Tax inversions allow U.S. companies, which face one of the highest tax rates in the world – a federal tax rate of 35 percent, and an overall rate that can be close to 40 percent including state and local taxes – to move to a lower-tax country by buying or creating a new holding company. Pfizer’s tax rate last year was 27%, AstraZeneca’s was 21%. Further, the UK provides tax credits for research and development, and it has proposed taxing income generated from patents at an even lower 10%.By creating a new holding company in the United Kingdom, the new company would enjoy the lower tax rates and get to use their off-shore funds wisely. More than 70% than 70% of Pfizer’s $49 billion in cash is held abroad.
Another benefit of changing the tax laws to encourage companies’ to stay domiciled in the US is that they would make the keeping companies more competitive. Every percentage point in tax reduction could add $200 million to Pfizer’s net income, according to a Barclay estimate.

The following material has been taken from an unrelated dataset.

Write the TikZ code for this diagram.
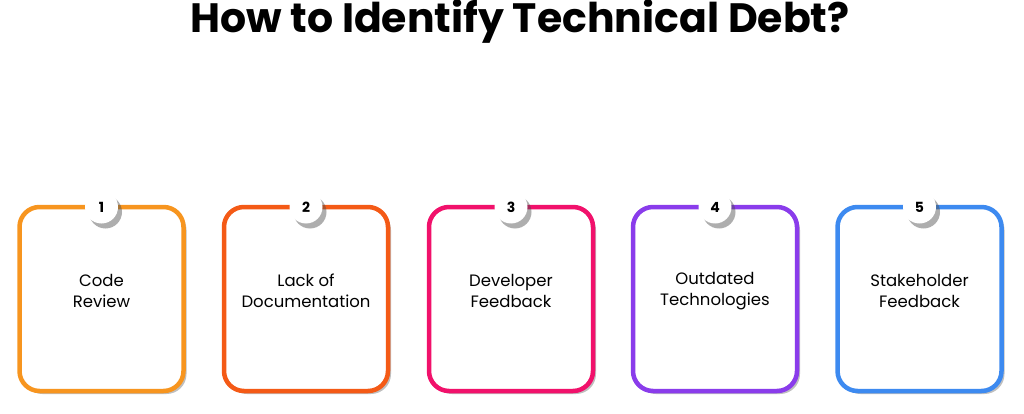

Unfortunately, no-one expected anything significant to come from Congress until after the mid-term election, as gridlock reigns and finger-pointing for political advantage is the goal. Yet, both political parties could help address their favorite cause by addressing this issue now. And, while they do nothing the rest of the world realizes how they can benefit from this tax inversion system; for instance, the tax rate in the United Kingdom will drop another 1% next year!
What do you think? If you agree, maybe this is an issue that we can get the Democrats and Republicans to work on together before too many other companies decide to follow the lead of these companies.